GIVEN RECORDS:
# # # # # # #
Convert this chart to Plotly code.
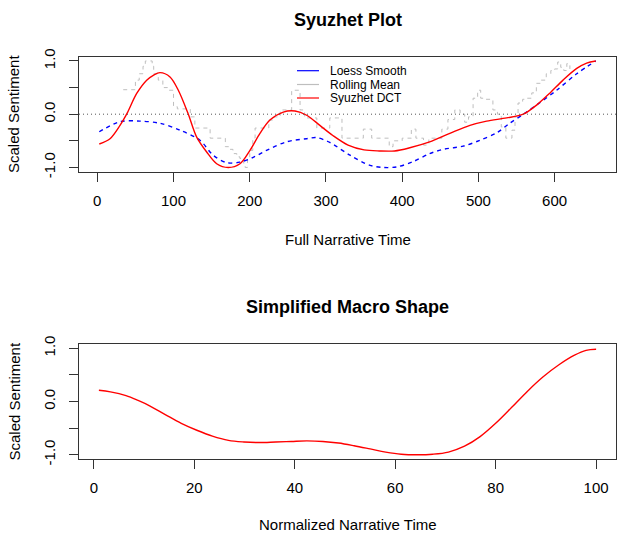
# # # # # # #
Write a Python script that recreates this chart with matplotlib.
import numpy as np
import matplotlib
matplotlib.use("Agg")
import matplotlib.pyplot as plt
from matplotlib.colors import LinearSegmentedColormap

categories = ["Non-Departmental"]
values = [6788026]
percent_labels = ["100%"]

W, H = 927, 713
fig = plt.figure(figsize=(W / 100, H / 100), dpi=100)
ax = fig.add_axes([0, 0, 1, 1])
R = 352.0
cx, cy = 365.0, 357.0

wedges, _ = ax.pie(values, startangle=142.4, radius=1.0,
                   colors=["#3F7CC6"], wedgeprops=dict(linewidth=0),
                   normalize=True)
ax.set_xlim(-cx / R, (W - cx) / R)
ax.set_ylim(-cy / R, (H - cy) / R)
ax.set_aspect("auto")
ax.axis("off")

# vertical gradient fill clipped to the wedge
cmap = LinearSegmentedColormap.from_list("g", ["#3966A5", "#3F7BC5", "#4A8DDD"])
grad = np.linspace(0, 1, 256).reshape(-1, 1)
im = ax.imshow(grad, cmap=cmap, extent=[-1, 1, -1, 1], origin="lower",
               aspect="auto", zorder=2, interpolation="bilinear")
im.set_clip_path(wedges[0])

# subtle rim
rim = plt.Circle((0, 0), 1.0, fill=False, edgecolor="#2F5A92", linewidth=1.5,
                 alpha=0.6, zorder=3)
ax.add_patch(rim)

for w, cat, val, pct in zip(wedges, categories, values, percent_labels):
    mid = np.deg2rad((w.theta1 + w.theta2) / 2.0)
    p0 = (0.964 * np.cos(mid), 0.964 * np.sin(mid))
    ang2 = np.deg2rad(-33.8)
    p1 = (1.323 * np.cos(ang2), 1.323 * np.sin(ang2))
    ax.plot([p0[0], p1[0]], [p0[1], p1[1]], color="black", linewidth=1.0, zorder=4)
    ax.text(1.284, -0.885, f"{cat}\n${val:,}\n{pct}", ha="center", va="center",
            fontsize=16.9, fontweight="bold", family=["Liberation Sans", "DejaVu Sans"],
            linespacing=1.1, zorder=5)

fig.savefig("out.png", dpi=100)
# # # # # # #
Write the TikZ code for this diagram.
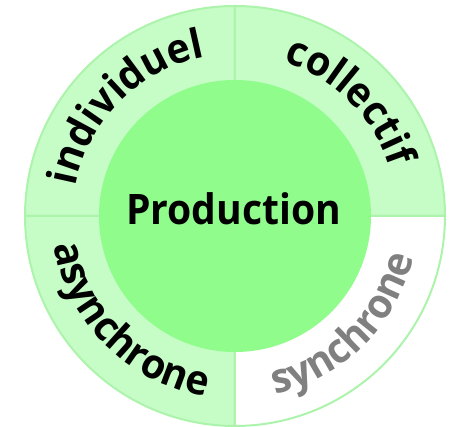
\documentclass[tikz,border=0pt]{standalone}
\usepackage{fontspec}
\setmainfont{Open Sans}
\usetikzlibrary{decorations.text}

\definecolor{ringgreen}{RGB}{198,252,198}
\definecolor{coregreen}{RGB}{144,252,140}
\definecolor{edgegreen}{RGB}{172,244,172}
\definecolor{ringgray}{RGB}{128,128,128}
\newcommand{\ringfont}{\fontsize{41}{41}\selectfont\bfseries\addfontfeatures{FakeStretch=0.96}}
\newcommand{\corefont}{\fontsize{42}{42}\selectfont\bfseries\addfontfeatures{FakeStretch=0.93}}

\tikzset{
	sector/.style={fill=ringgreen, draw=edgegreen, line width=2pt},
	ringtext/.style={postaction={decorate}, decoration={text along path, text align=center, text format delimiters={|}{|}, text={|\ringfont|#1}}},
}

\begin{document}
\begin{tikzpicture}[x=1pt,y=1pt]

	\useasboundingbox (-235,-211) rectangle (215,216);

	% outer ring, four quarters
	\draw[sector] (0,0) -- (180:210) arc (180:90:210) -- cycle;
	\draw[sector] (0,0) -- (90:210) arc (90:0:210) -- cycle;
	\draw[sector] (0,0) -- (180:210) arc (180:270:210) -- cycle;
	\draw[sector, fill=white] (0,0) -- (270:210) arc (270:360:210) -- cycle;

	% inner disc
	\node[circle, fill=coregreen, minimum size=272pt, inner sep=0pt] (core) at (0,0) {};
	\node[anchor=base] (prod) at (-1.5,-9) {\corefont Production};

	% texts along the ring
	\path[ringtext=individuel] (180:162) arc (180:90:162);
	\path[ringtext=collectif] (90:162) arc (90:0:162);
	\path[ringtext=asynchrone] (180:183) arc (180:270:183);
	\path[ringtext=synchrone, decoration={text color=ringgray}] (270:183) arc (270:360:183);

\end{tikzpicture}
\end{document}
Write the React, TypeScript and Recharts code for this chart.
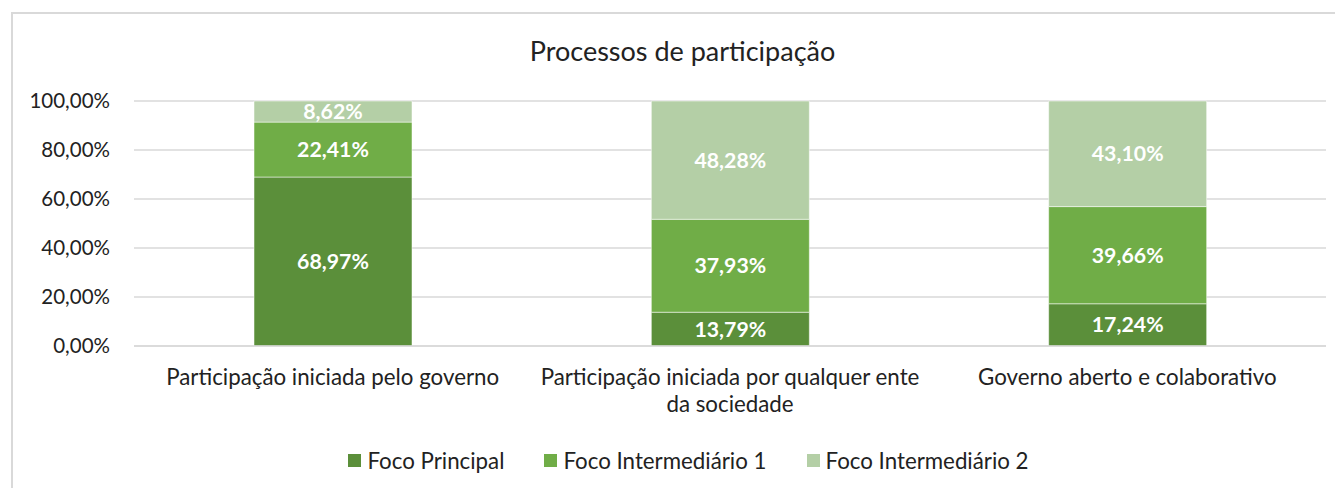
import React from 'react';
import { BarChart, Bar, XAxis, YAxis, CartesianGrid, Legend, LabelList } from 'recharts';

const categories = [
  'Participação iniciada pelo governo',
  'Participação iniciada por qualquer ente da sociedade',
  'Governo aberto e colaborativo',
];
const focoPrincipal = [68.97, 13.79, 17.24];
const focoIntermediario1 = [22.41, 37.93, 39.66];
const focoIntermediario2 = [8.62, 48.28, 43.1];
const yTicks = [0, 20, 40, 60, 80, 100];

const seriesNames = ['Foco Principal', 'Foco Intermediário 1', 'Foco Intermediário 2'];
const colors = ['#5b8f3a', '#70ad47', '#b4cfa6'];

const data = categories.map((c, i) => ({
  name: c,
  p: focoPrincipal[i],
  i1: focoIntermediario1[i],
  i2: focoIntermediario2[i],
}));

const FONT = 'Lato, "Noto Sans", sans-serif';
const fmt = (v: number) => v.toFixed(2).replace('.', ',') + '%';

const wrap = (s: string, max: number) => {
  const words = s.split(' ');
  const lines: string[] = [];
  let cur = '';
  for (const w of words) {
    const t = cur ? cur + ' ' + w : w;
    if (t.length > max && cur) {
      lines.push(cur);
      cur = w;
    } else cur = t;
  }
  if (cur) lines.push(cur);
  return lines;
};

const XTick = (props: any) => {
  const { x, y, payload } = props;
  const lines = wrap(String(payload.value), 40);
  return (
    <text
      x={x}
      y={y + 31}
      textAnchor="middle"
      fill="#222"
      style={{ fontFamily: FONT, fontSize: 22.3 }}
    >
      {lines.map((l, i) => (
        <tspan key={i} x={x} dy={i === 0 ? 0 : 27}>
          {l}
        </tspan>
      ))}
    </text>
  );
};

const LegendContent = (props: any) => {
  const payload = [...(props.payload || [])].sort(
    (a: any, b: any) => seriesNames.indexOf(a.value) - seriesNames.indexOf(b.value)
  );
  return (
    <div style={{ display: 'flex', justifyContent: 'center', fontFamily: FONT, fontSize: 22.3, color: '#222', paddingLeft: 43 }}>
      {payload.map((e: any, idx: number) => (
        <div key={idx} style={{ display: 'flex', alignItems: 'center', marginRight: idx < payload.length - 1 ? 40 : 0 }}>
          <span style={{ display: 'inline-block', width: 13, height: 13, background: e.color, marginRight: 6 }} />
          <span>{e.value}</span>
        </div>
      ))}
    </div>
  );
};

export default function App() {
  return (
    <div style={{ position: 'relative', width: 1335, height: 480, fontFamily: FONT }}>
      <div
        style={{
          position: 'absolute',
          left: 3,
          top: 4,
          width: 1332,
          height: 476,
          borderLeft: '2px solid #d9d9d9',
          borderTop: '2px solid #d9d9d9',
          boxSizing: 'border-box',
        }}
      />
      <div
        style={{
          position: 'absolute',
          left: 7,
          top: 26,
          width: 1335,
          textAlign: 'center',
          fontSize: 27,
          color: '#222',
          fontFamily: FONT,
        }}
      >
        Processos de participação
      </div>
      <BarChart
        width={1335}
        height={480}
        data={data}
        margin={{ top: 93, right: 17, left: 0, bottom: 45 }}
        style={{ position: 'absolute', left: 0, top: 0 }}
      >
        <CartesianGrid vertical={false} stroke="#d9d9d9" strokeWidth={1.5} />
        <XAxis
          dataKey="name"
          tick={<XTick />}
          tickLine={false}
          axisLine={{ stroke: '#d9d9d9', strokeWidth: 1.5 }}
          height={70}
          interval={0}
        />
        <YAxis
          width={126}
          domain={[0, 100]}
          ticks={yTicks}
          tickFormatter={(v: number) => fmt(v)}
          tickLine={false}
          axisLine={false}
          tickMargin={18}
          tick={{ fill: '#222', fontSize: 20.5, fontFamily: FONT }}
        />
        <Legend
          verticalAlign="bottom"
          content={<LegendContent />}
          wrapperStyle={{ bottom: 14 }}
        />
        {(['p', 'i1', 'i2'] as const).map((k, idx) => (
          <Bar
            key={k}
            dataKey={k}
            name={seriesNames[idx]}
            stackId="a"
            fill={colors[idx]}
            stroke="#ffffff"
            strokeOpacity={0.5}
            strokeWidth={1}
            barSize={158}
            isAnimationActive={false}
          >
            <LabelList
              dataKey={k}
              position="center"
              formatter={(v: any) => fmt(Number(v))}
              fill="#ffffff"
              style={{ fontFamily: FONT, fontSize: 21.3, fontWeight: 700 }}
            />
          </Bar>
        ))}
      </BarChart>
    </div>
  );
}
# # # # # # #
YOUR OBJECTIVE: Determine how many lines of the data contain the word "React", and reply with that number only.

WRITTEN RESPONSE: 2